Both the line containing "Write the Apache ECharts code for this chart." and the line containing "var cutoffRossby = 2.16;" belong in the copy, as do all lines between them, copied exactly; pictures do not.

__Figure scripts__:
________

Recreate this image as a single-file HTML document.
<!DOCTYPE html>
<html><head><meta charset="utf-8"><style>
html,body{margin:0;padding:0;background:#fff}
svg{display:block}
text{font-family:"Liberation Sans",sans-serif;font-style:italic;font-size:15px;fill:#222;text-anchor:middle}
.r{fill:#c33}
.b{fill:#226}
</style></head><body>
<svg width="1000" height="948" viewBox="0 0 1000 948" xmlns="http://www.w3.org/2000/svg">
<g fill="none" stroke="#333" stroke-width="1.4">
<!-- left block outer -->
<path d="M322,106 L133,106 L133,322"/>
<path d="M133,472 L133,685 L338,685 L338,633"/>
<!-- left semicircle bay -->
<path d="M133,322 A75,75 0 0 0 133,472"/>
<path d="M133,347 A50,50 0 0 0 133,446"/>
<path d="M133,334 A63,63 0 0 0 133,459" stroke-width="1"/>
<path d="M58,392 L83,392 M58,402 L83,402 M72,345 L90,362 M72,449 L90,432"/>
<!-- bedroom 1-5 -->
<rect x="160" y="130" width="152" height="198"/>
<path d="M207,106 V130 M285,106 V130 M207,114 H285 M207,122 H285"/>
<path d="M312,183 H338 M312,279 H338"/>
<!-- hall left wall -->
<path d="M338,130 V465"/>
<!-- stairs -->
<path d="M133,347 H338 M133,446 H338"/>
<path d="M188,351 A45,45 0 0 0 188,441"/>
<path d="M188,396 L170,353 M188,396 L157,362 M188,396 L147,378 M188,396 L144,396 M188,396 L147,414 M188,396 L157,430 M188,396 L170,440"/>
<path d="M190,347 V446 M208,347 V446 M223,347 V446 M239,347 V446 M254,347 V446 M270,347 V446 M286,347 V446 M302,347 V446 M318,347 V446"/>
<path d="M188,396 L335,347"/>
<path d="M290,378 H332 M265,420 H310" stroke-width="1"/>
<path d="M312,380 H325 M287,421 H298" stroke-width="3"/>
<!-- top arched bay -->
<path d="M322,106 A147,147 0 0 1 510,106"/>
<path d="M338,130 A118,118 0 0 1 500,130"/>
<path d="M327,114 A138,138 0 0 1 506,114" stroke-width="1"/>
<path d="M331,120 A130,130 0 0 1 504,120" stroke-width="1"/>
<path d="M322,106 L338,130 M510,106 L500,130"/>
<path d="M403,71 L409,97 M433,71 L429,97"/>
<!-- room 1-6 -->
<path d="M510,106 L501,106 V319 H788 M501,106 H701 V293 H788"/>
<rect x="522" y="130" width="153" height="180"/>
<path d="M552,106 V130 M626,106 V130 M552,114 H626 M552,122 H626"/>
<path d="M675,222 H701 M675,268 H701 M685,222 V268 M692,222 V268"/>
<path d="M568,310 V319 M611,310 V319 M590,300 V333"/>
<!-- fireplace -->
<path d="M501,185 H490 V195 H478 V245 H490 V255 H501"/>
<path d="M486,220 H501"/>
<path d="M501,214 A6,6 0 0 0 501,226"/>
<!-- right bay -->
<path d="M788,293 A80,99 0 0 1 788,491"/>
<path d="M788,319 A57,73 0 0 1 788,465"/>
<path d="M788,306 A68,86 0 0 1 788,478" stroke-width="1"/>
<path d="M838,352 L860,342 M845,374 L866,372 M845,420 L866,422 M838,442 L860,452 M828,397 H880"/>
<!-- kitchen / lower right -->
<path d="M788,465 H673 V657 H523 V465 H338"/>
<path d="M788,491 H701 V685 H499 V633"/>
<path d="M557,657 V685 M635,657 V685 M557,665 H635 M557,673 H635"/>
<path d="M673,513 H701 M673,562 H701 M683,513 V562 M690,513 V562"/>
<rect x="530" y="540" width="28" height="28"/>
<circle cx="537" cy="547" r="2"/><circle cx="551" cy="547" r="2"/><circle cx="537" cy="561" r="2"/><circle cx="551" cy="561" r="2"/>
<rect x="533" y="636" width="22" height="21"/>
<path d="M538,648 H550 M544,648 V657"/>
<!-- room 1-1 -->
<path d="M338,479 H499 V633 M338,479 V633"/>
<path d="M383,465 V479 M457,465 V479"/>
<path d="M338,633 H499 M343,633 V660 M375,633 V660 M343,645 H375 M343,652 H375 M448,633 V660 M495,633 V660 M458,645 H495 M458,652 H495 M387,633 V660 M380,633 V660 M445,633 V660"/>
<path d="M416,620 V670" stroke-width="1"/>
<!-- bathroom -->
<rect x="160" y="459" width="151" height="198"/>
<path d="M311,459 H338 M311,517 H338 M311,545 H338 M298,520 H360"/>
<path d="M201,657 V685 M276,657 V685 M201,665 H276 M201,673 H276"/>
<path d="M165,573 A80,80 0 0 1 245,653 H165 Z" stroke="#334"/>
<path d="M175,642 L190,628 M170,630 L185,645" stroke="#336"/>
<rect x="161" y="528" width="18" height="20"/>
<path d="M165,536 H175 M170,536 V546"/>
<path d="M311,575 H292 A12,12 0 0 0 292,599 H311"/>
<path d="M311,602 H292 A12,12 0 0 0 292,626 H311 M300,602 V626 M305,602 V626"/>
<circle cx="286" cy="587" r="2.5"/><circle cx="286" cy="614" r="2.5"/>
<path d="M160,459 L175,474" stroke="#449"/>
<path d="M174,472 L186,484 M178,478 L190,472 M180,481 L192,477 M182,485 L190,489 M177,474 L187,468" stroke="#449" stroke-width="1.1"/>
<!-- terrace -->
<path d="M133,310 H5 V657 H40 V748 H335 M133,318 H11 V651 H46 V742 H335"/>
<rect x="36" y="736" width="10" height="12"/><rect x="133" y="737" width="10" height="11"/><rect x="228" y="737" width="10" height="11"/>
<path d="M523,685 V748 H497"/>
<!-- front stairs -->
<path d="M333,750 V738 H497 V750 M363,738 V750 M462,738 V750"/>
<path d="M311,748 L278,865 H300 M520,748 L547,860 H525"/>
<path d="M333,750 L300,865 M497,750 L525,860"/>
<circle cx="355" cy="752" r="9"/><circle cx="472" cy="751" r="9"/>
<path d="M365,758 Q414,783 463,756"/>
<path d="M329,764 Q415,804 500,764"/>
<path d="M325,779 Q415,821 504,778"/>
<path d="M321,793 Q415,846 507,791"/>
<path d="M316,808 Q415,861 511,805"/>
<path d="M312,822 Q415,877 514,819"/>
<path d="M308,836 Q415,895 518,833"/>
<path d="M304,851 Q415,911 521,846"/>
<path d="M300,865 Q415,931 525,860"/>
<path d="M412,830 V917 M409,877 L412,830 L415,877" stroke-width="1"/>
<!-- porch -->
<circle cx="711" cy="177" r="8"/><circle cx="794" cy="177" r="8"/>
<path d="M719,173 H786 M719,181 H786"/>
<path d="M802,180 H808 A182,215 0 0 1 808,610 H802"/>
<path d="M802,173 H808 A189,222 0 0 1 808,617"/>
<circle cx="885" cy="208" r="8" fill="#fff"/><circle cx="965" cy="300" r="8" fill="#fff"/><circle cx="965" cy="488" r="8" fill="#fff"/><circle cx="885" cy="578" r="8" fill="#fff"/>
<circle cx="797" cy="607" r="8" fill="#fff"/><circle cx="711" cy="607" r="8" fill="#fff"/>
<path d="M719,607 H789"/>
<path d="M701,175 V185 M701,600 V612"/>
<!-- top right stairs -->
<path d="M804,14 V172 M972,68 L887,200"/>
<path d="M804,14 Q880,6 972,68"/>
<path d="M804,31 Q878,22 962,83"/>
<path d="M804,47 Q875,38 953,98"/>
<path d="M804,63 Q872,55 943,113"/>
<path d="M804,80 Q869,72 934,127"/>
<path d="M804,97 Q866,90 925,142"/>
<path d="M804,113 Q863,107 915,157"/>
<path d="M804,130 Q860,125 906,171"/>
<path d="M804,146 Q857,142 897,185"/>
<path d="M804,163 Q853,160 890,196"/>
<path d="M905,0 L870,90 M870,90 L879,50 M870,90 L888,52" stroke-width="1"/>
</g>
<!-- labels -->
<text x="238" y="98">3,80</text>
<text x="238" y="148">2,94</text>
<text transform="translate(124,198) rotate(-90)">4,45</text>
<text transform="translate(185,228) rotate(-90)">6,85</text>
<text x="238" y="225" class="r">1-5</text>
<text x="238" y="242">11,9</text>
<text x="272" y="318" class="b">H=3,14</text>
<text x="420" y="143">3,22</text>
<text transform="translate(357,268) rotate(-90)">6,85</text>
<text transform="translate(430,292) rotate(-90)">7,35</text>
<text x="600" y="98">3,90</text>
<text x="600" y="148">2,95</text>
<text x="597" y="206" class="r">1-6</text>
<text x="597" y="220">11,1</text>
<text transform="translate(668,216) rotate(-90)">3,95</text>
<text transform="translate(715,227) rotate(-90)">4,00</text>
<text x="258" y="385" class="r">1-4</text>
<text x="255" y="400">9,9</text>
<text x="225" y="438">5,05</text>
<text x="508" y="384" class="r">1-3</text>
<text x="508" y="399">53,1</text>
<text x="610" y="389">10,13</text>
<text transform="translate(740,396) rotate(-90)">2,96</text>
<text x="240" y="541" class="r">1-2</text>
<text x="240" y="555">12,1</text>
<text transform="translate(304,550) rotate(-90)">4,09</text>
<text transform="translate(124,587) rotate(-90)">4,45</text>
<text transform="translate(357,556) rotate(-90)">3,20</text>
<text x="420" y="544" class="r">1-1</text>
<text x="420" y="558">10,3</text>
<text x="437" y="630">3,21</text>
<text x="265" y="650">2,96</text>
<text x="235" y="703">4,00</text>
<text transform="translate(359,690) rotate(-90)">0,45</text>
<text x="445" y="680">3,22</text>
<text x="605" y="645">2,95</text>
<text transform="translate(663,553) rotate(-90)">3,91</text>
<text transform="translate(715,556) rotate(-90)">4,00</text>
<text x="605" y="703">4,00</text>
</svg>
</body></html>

________

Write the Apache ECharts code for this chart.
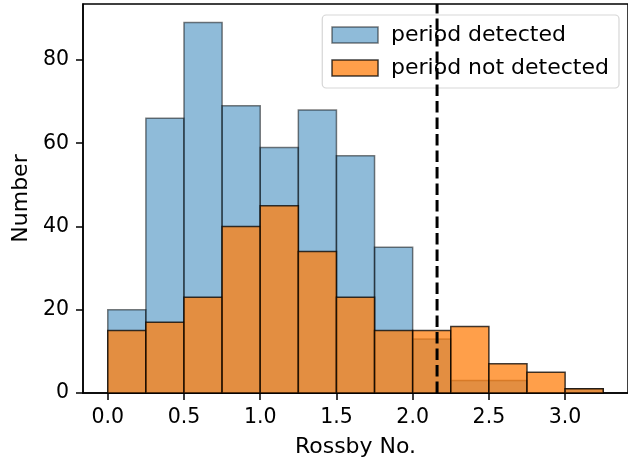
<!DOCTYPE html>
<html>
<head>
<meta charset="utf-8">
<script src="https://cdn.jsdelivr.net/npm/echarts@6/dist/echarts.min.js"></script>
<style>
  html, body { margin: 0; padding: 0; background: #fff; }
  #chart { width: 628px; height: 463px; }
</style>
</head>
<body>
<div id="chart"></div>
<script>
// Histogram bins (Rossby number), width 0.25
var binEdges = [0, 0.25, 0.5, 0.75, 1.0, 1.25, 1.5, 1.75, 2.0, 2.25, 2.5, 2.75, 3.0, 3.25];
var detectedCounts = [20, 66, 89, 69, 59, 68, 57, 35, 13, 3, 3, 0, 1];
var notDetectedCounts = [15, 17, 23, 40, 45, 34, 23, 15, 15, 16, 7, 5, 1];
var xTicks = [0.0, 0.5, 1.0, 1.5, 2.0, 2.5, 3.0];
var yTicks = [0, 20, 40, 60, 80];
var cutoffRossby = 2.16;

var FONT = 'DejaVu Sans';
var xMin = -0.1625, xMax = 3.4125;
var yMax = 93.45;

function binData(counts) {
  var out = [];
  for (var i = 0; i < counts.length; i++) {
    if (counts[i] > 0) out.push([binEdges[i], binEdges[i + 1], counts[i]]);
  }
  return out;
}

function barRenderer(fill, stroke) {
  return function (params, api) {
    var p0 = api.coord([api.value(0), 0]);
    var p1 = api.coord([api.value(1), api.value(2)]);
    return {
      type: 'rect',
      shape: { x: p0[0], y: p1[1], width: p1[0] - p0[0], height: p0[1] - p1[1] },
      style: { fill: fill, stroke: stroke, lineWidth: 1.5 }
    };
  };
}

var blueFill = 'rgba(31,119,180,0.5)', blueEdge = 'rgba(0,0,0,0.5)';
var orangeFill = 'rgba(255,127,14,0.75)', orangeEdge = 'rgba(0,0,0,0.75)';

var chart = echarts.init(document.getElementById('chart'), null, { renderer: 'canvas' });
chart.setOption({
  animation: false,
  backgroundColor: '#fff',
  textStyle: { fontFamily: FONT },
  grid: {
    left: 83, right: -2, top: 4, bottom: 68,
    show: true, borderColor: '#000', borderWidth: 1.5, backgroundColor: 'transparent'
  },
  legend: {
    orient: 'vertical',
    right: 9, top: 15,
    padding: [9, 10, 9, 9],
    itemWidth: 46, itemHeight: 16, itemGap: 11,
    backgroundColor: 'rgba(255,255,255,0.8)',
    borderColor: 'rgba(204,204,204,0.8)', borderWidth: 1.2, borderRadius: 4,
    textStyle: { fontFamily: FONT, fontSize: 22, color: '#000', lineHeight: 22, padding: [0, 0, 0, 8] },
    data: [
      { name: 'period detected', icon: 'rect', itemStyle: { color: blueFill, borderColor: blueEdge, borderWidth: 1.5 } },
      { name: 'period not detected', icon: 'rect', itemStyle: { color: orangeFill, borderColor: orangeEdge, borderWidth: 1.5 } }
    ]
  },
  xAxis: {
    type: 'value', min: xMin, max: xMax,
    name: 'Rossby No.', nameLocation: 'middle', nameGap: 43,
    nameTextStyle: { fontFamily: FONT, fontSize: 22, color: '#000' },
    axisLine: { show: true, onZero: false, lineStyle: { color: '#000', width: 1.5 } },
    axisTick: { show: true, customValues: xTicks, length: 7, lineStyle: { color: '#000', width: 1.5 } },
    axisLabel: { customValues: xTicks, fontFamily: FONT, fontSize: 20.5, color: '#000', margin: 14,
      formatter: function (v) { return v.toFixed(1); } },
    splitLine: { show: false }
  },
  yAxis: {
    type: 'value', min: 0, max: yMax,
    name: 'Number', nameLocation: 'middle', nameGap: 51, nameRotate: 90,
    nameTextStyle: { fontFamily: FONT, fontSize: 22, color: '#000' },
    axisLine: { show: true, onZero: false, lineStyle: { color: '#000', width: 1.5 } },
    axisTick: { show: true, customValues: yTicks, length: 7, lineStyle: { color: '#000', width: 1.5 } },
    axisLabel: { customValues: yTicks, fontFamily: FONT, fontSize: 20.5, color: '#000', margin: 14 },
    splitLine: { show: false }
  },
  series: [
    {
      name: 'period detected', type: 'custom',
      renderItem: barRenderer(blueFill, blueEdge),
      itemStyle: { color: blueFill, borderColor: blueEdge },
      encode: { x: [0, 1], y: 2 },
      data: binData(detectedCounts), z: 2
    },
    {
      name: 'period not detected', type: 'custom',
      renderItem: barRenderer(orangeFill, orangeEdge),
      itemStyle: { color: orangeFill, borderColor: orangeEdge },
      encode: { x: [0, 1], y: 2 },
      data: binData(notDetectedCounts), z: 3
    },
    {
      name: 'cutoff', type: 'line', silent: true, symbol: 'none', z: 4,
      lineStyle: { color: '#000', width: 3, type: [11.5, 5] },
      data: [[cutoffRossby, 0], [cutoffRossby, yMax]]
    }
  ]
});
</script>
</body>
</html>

________

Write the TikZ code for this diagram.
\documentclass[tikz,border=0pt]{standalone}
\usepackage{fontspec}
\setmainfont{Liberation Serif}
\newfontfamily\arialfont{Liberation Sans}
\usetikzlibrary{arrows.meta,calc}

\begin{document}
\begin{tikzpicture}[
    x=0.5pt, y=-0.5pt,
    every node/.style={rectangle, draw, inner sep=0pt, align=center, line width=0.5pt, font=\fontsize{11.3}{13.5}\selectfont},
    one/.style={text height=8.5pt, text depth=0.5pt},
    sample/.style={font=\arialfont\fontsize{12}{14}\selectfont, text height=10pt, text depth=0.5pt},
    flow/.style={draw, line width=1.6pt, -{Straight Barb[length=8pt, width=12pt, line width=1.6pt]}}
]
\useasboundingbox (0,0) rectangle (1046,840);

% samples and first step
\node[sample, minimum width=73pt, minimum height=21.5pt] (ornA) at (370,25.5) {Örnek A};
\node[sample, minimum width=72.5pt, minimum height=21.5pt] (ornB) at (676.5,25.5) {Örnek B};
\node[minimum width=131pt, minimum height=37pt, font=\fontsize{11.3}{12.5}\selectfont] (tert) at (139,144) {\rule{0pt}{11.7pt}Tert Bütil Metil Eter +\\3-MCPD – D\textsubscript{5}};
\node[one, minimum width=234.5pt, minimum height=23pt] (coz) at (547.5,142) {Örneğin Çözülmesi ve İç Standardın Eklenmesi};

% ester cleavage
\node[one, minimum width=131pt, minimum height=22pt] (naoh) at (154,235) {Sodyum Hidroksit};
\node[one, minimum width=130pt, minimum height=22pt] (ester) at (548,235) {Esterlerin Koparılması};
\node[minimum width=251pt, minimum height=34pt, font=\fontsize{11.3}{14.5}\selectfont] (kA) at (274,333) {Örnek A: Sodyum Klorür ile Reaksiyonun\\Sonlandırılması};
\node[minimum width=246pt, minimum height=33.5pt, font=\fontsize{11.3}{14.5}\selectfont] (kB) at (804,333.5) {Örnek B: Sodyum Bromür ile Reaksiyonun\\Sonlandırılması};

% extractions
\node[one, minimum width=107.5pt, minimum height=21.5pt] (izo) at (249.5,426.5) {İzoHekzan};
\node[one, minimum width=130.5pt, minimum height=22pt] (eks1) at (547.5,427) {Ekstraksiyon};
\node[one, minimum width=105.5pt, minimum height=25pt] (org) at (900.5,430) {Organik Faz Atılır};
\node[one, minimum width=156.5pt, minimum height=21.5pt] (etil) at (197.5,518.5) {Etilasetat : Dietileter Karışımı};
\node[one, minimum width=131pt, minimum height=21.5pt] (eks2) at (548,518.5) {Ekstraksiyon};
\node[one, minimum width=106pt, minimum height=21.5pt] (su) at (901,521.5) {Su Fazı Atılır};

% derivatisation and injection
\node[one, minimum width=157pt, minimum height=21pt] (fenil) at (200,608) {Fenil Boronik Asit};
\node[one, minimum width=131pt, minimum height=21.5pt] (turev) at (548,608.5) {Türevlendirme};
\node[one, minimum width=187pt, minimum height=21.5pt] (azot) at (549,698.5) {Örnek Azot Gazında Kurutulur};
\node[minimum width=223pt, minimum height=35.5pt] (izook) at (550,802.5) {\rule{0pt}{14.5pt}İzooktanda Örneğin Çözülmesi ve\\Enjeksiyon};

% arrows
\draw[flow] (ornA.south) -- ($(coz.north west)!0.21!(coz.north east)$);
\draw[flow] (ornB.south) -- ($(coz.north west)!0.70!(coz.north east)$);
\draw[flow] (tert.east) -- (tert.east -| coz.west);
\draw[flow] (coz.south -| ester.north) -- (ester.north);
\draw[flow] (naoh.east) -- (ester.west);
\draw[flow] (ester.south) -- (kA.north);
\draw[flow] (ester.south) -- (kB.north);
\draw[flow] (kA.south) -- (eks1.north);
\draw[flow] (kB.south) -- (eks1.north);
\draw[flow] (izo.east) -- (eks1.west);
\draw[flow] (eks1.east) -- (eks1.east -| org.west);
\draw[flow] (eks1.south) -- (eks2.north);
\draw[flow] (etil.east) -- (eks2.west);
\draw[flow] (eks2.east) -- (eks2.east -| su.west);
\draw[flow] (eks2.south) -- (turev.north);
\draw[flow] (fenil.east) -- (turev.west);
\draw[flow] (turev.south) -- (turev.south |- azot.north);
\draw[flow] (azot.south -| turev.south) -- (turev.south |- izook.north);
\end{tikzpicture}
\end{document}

________

__Task solution__:
Write the Apache ECharts code for this chart.
<!DOCTYPE html>
<html>
<head>
<meta charset="utf-8">
<script src="https://cdn.jsdelivr.net/npm/echarts@6/dist/echarts.min.js"></script>
<style>
  html, body { margin: 0; padding: 0; background: #fff; }
  #chart { width: 628px; height: 463px; }
</style>
</head>
<body>
<div id="chart"></div>
<script>
// Histogram bins (Rossby number), width 0.25
var binEdges = [0, 0.25, 0.5, 0.75, 1.0, 1.25, 1.5, 1.75, 2.0, 2.25, 2.5, 2.75, 3.0, 3.25];
var detectedCounts = [20, 66, 89, 69, 59, 68, 57, 35, 13, 3, 3, 0, 1];
var notDetectedCounts = [15, 17, 23, 40, 45, 34, 23, 15, 15, 16, 7, 5, 1];
var xTicks = [0.0, 0.5, 1.0, 1.5, 2.0, 2.5, 3.0];
var yTicks = [0, 20, 40, 60, 80];
var cutoffRossby = 2.16;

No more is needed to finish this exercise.